The Capital Formation Gap
The most telling indicator in the latest professional forecast is not the headline GDP revision, but the 60-basis-point haircut to capital formation projections. While consumer spending provides the immediate impulse for economic activity, the retreat in planned business expansion suggests a lack of confidence in long-term demand. When businesses scale back capital expenditure, it creates a feedback loop that suppresses future employment opportunities, further pressuring the very consumer confidence metrics currently in decline.
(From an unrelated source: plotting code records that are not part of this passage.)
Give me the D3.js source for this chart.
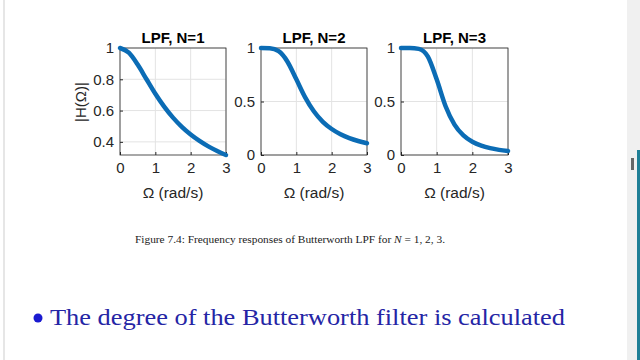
<!DOCTYPE html>
<html>
<head>
<meta charset="utf-8">
<script src="https://cdn.jsdelivr.net/npm/d3@7"></script>
<style>
body { margin: 0; background: #fff; }
svg { display: block; }
.tick text { font-family: "Liberation Sans", Arial, sans-serif; }
</style>
</head>
<body>
<div id="plot"></div>
<script>

// frequency samples (rad/s)
var omega = [0, 0.25, 0.5, 0.75, 1, 1.25, 1.5, 1.75, 2, 2.25, 2.5, 2.75, 3];

// magnitude
var magN1 = [1, 0.970, 0.894, 0.800, 0.707, 0.625, 0.555, 0.496, 0.447, 0.406, 0.371, 0.342, 0.316];
var magN2 = [1, 0.998, 0.970, 0.872, 0.707, 0.539, 0.406, 0.310, 0.243, 0.194, 0.158, 0.131, 0.110];
var magN3 = [1, 1.000, 0.992, 0.921, 0.707, 0.456, 0.284, 0.183, 0.124, 0.088, 0.064, 0.048, 0.037];

var titles = ["LPF, N=1", "LPF, N=2", "LPF, N=3"];
var yTicks1 = [0.4, 0.6, 0.8, 1];
var yTicks23 = [0, 0.5, 1];
var xTicks = [0, 1, 2, 3];

var W = 640, H = 360;
var svg = d3.select('#plot').append('svg')
  .attr('width', W).attr('height', H);

svg.append('rect').attr('width', W).attr('height', H).attr('fill', '#fff');

function shortFmt(d){ return d === 0 ? "0" : d === 1 ? "1" : d3.format(".1f")(d); }

// panel boxes (left, right) in pixels, shared top/bottom
var panels = [
  {left: 120, right: 226, mag: magN1, dom: [0.316, 1], ticks: yTicks1, fmt: shortFmt},
  {left: 261, right: 367, mag: magN2, dom: [0, 1], ticks: yTicks23, fmt: shortFmt},
  {left: 401, right: 508, mag: magN3, dom: [0, 1], ticks: yTicks23, fmt: shortFmt}
];
var plotTop = 48, plotBottom = 155;

panels.forEach(function(p, i){
  var x = d3.scaleLinear().domain([0, 3]).range([p.left, p.right]);
  var y = d3.scaleLinear().domain(p.dom).range([plotBottom, plotTop]);
  var g = svg.append('g');

  // grid
  g.selectAll('.gx').data(xTicks).enter().append('line')
    .attr('x1', function(d){ return x(d); }).attr('x2', function(d){ return x(d); })
    .attr('y1', plotTop).attr('y2', plotBottom)
    .attr('stroke', '#e3e3e3').attr('stroke-width', 1);
  g.selectAll('.gy').data(p.ticks).enter().append('line')
    .attr('y1', function(d){ return y(d); }).attr('y2', function(d){ return y(d); })
    .attr('x1', p.left).attr('x2', p.right)
    .attr('stroke', '#e3e3e3').attr('stroke-width', 1);

  // axes
  var xAxis = d3.axisBottom(x).tickValues(xTicks).tickSize(-3).tickPadding(7).tickFormat(d3.format("d"));
  var yAxis = d3.axisLeft(y).tickValues(p.ticks).tickSize(-3).tickPadding(6).tickFormat(p.fmt);

  var gx = g.append('g').attr('transform', 'translate(0,' + plotBottom + ')').call(xAxis);
  var gy = g.append('g').attr('transform', 'translate(' + p.left + ',0)').call(yAxis);
  [gx, gy].forEach(function(a){
    a.select('.domain').remove();
    a.selectAll('.tick line').attr('stroke', '#262626');
    a.selectAll('.tick text').attr('fill', '#262626').style('font-size', '15px');
  });

  // box
  g.append('rect')
    .attr('x', p.left).attr('y', plotTop)
    .attr('width', p.right - p.left).attr('height', plotBottom - plotTop)
    .attr('fill', 'none').attr('stroke', '#262626').attr('stroke-width', 0.8);

  // curve
  var pts = omega.map(function(w, k){ return [w, p.mag[k]]; });
  g.append('path')
    .datum(pts)
    .attr('d', d3.line().x(function(d){ return x(d[0]); }).y(function(d){ return y(d[1]); }).curve(d3.curveMonotoneX))
    .attr('fill', 'none')
    .attr('stroke', '#0b6cb5')
    .attr('stroke-width', 4.5)
    .attr('stroke-linecap', 'round');

  // title
  g.append('text')
    .attr('x', (p.left + p.right) / 2).attr('y', 43)
    .attr('text-anchor', 'middle')
    .style('font-family', '"Liberation Sans", Arial, sans-serif')
    .style('font-weight', 'bold').style('font-size', '15px')
    .attr('fill', '#000')
    .text(titles[i]);

  // x label
  g.append('text')
    .attr('x', (p.left + p.right) / 2).attr('y', 198)
    .attr('text-anchor', 'middle')
    .style('font-family', '"Liberation Sans", Arial, sans-serif')
    .style('font-size', '15.5px')
    .attr('fill', '#262626')
    .text('\u03A9 (rad/s)');
});

// y label on first panel
svg.append('text')
  .attr('transform', 'translate(86,102) rotate(-90)')
  .attr('text-anchor', 'middle')
  .style('font-family', '"Liberation Sans", Arial, sans-serif')
  .style('font-size', '15px')
  .attr('fill', '#262626')
  .text('|H(\u03A9)|');

// caption
var cap = svg.append('text')
  .attr('x', 135).attr('y', 243)
  .attr('textLength', 310).attr('lengthAdjust', 'spacingAndGlyphs')
  .style('font-family', '"Liberation Serif", "DejaVu Serif", serif')
  .style('font-size', '11px')
  .attr('fill', '#222');
cap.append('tspan').text('Figure 7.4: Frequency responses of Butterworth LPF for ');
cap.append('tspan').style('font-style', 'italic').text('N');
cap.append('tspan').text(' = 1, 2, 3.');

// bullet line
svg.append('circle').attr('cx', 38).attr('cy', 318).attr('r', 4.5).attr('fill', '#1a1ad0');
svg.append('text')
  .attr('x', 50).attr('y', 325)
  .attr('textLength', 515).attr('lengthAdjust', 'spacingAndGlyphs')
  .style('font-family', '"Liberation Serif", "DejaVu Serif", serif')
  .style('font-size', '23px')
  .attr('fill', '#2525a5')
  .text('The degree of the Butterworth filter is calculated');

// window edges
svg.append('rect').attr('x', 3).attr('y', 0).attr('width', 2).attr('height', H).attr('fill', '#e6e6e6');
svg.append('rect').attr('x', 627).attr('y', 0).attr('width', 13).attr('height', H).attr('fill', '#f0f0f0');
svg.append('rect').attr('x', 631).attr('y', 158).attr('width', 3).attr('height', 12).attr('fill', '#666');
svg.append('rect').attr('x', 637).attr('y', 150).attr('width', 3).attr('height', 210).attr('fill', '#1f7f96');
</script>
</body>
</html>
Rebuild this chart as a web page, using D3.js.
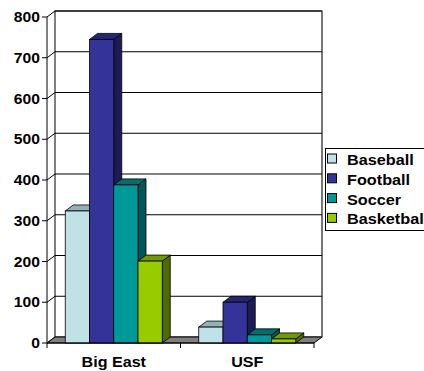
<!DOCTYPE html>
<html>
<head>
<meta charset="utf-8">
<script src="https://cdn.jsdelivr.net/npm/d3@7"></script>
<style>
  body { margin: 0; background: #fff; }
  text { font-family: Arial, "Liberation Sans", sans-serif; font-weight: bold; }
</style>
</head>
<body>
<svg id="chart" width="424" height="371"></svg>
<script>
// data
const categories = ["Big East", "USF"];
const sports = ["Baseball", "Football", "Soccer", "Basketball"];
const baseball = [324, 39];
const football = [745, 100];
const soccer = [388, 20];
const basketball = [201, 10];
const yTicks = [0, 100, 200, 300, 400, 500, 600, 700, 800];

const series = [baseball, football, soccer, basketball];
// front, top, side shades
const colors = [
  ["#c0e2e6", "#93b4b6", "#7f9c9e"],
  ["#333399", "#252573", "#1c1c55"],
  ["#009999", "#006f6f", "#005757"],
  ["#99cc00", "#729900", "#4f6a00"]
];

const svg = d3.select("#chart");
const dx = 8, dy = -6;           // depth offset
const x0 = 47, x1 = 314;         // front plot edges
const y = d3.scaleLinear().domain([0, 800]).range([343, 17]);
const xCat = d3.scaleBand().domain(categories).range([x0, x1]);
const xSer = d3.scaleBand().domain(sports).range([0, 97]);

// back wall
svg.append("rect")
  .attr("x", x0 + dx).attr("y", y(800) + dy)
  .attr("width", x1 - x0).attr("height", y(0) - y(800))
  .attr("fill", "#fff").attr("stroke", "#000").attr("stroke-width", 1);
svg.append("line")
  .attr("x1", x1 + dx).attr("x2", x1 + dx)
  .attr("y1", y(800) + dy).attr("y2", y(0) + dy)
  .attr("stroke", "#777").attr("stroke-width", 2);

// gridlines, incl. the diagonal on the side wall
yTicks.forEach(t => {
  if (t > 0) {
    svg.append("line")
      .attr("x1", x0 + dx).attr("x2", x1 + dx)
      .attr("y1", y(t) + dy).attr("y2", y(t) + dy)
      .attr("stroke", "#000");
  }
  svg.append("line")
    .attr("x1", x0).attr("y1", y(t))
    .attr("x2", x0 + dx).attr("y2", y(t) + dy)
    .attr("stroke", "#000");
  svg.append("line")
    .attr("x1", x0 - 5).attr("x2", x0)
    .attr("y1", y(t)).attr("y2", y(t))
    .attr("stroke", "#000");
  svg.append("text")
    .attr("transform", `translate(${x0 - 7},${y(t) + 5}) scale(1.12,1)`)
    .attr("text-anchor", "end")
    .attr("font-size", 14)
    .text(t);
});

// floor
svg.append("polygon")
  .attr("points", [[x0, y(0)], [x1, y(0)], [x1 + dx, y(0) + dy], [x0 + dx, y(0) + dy]].join(" "))
  .attr("fill", "#808080").attr("stroke", "#000");

// front value axis
svg.append("line")
  .attr("x1", x0).attr("x2", x0).attr("y1", y(800)).attr("y2", y(0))
  .attr("stroke", "#000");

// bars
categories.forEach((c, ci) => {
  series.forEach((s, si) => {
    const bx = xCat(c) + (xCat.bandwidth() - 97) / 2 + xSer(sports[si]);
    const bw = xSer.bandwidth();
    const top = y(s[ci]), base = y(0);
    const g = svg.append("g").attr("stroke", "#000").attr("stroke-width", 0.8);
    g.append("polygon")
      .attr("points", [[bx + bw, top], [bx + bw + dx, top + dy], [bx + bw + dx, base + dy], [bx + bw, base]].join(" "))
      .attr("fill", colors[si][2]);
    g.append("polygon")
      .attr("points", [[bx, top], [bx + dx, top + dy], [bx + bw + dx, top + dy], [bx + bw, top]].join(" "))
      .attr("fill", colors[si][1]);
    g.append("rect")
      .attr("x", bx).attr("y", top).attr("width", bw).attr("height", base - top)
      .attr("fill", colors[si][0]);
  });
});

// category axis
svg.append("line")
  .attr("x1", x0).attr("x2", x1).attr("y1", y(0)).attr("y2", y(0))
  .attr("stroke", "#000");
[x0, xCat("USF"), x1].forEach(xx => {
  svg.append("line")
    .attr("x1", xx).attr("x2", xx).attr("y1", y(0)).attr("y2", y(0) + 5)
    .attr("stroke", "#000");
});
categories.forEach(c => {
  svg.append("text")
    .attr("transform", `translate(${xCat(c) + xCat.bandwidth() / 2},367) scale(1.15,1)`)
    .attr("text-anchor", "middle")
    .attr("font-size", 14)
    .text(c);
});

// legend
const legend = svg.append("g");
legend.append("rect")
  .attr("x", 325.5).attr("y", 148.5).attr("width", 110).attr("height", 82)
  .attr("fill", "#fff").attr("stroke", "#000");
sports.forEach((s, i) => {
  const ly = 165 + i * 19.8;
  legend.append("rect")
    .attr("x", 327.5).attr("y", ly - 11).attr("width", 9).attr("height", 9)
    .attr("fill", colors[i][0]).attr("stroke", "#000");
  legend.append("text")
    .attr("transform", `translate(347,${ly}) scale(1.16,1)`)
    .attr("font-size", 14)
    .text(s);
});
</script>
</body>
</html>
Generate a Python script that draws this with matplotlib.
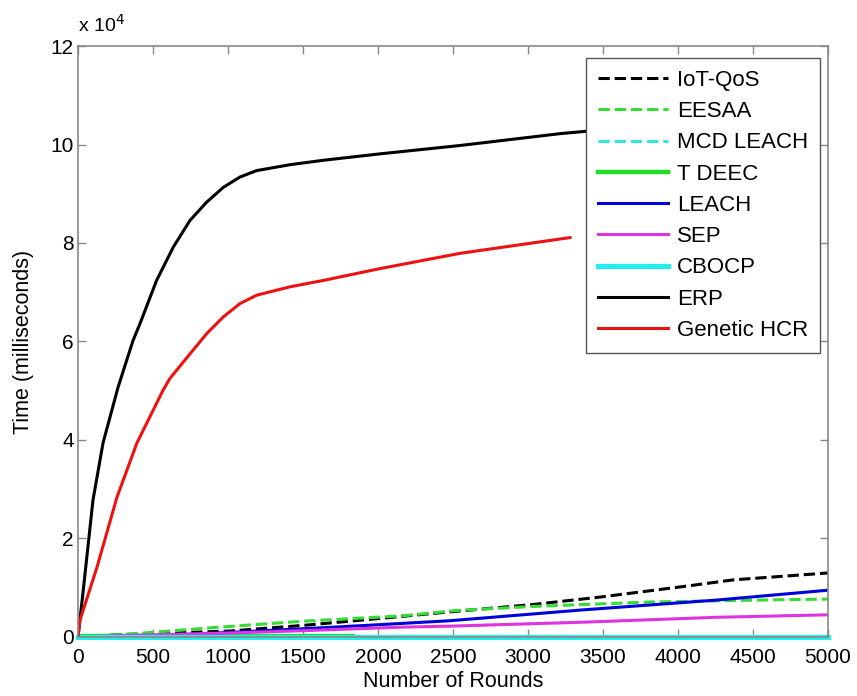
import numpy as np
import matplotlib
matplotlib.use("Agg")
import matplotlib.pyplot as plt
from matplotlib.ticker import FuncFormatter

plt.rcParams['font.family'] = ['Liberation Sans', 'DejaVu Sans']

# データ (Time in milliseconds)
x_erp = [0, 33, 100, 167, 267, 367, 413, 524, 636, 747, 858, 969, 1080, 1191,
         1413, 1636, 2013, 2547, 3213, 3500]
y_erp = [0, 8900, 27800, 39400, 50700, 60200, 63600, 72400, 79200, 84600, 88300,
         91300, 93400, 94700, 95900, 96800, 98100, 99800, 102200, 103000]

x_hcr = [0, 13, 127, 260, 393, 567, 613, 747, 858, 969, 1080, 1191, 1413, 1636,
         2013, 2547, 3280]
y_hcr = [0, 3400, 14200, 28400, 39400, 50100, 52500, 57500, 61600, 65000, 67700,
         69400, 71100, 72400, 74800, 77900, 81100]

x_iot = [0, 305, 1010, 1520, 2025, 2480, 3035, 3480, 4050, 4370, 5000]
y_iot = [0, 500, 1200, 2400, 3800, 5100, 6600, 8100, 10300, 11600, 13000]

x_eesaa = [0, 305, 945, 1500, 2165, 2530, 3035, 3810, 4550, 5000]
y_eesaa = [0, 500, 2000, 3200, 4300, 5400, 6200, 7100, 7500, 7700]

x_leach = [0, 505, 1060, 1520, 1950, 2480, 3365, 4260, 5000]
y_leach = [0, 200, 1000, 1700, 2400, 3300, 5500, 7500, 9500]

x_sep = [0, 305, 1010, 1520, 2165, 2480, 3365, 4260, 5000]
y_sep = [0, 300, 800, 1300, 2000, 2200, 3000, 4000, 4500]

x_tdeec = [0, 1830]
y_tdeec = [300, 300]

x_mcd = [0, 5000]
y_mcd = [100, 100]

x_cbocp = [0, 5000]
y_cbocp = [0, 0]

fig = plt.figure(figsize=(8.57, 6.96), dpi=100)
ax = fig.add_axes([0.0910, 0.0848, 0.8752, 0.8491])

lw = 2.2
ax.plot(x_iot, y_iot, '--', color='black', lw=lw, label='IoT-QoS')
ax.plot(x_eesaa, y_eesaa, '--', color='#33dd33', lw=lw, label='EESAA')
ax.plot(x_mcd, y_mcd, '--', color='#33e6e6', lw=lw, label='MCD LEACH', clip_on=False)
ax.plot(x_tdeec, y_tdeec, '-', color='#22dd22', lw=lw + 1, label='T DEEC')
ax.plot(x_leach, y_leach, '-', color='#0000dd', lw=lw, label='LEACH')
ax.plot(x_sep, y_sep, '-', color='#e033e0', lw=lw, label='SEP')
ax.plot(x_cbocp, y_cbocp, '-', color='#22eeee', lw=lw + 1.5, label='CBOCP', clip_on=False)
ax.plot(x_erp, y_erp, '-', color='black', lw=lw, label='ERP')
ax.plot(x_hcr, y_hcr, '-', color='#ee1111', lw=lw, label='Genetic HCR')

ax.set_xlim(0, 5000)
ax.set_ylim(0, 120000)
ax.set_xticks(np.arange(0, 5001, 500))
ax.set_yticks(np.arange(0, 120001, 20000))
ax.yaxis.set_major_formatter(FuncFormatter(lambda v, p: '%d' % round(v / 1e4)))

for s in ax.spines.values():
    s.set_color('#888888')
    s.set_linewidth(1.2)
ax.tick_params(direction='in', top=True, right=True, length=6, width=1,
               color='#888888', labelsize=15)
ax.tick_params(axis='x', pad=8)
ax.tick_params(axis='y', pad=3)

# 指数表記
ax.text(0.0, 1.018, 'x 10$^4$', transform=ax.transAxes, fontsize=14,
        ha='left', va='bottom')
ax.set_xlabel('Number of Rounds', fontsize=15.5, labelpad=3)
ax.set_ylabel('Time (milliseconds)', fontsize=15.5, labelpad=12)

leg = ax.legend(loc='upper right', bbox_to_anchor=(0.9893, 0.9797), borderaxespad=0,
                fontsize=16, handlelength=3.15, fancybox=False, framealpha=1,
                edgecolor='#555555', borderpad=0.54, labelspacing=0.46,
                handletextpad=0.4)
leg.get_frame().set_linewidth(1.0)

fig.savefig('out.png', dpi=100)
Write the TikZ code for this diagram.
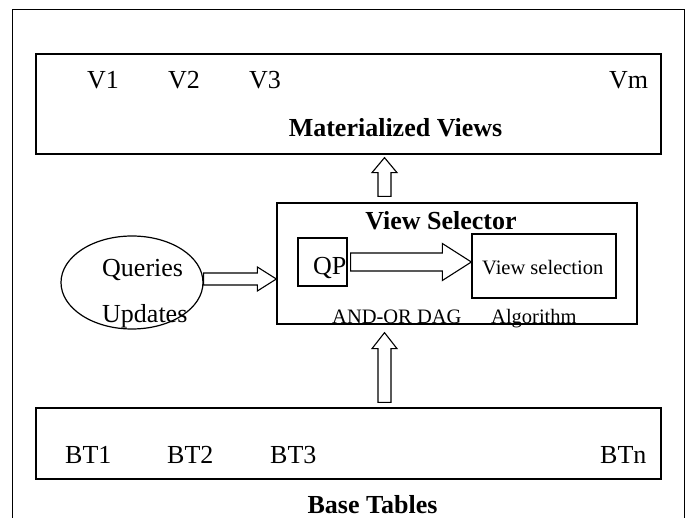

This cautious stance by firms aligns with a broader regional trend across emerging markets where high cost-of-capital environments are forcing a pivot from growth-at-all-costs to margin preservation.
The Structural Bear Case
The persistence of price sensitivity among 91.6% of survey respondents indicates that monetary policy transmission may be struggling to contain supply-side shocks, specifically in food and logistics. Unlike previous cycles where domestic demand acted as a buffer against global headwinds, the current environment presents a synchronized slowdown. The depreciation of the rupee adds an additional layer of complexity; it effectively imports inflation, making it increasingly difficult for the central bank to balance interest rate stability with the need to stimulate a cooling economy. Investors should monitor the gap between real wage growth and CPI; if income stagnation persists, the risk of a protracted consumption recession increases substantially, challenging the current valuation multiples of domestic-facing firms that rely on volume expansion to justify premium pricing.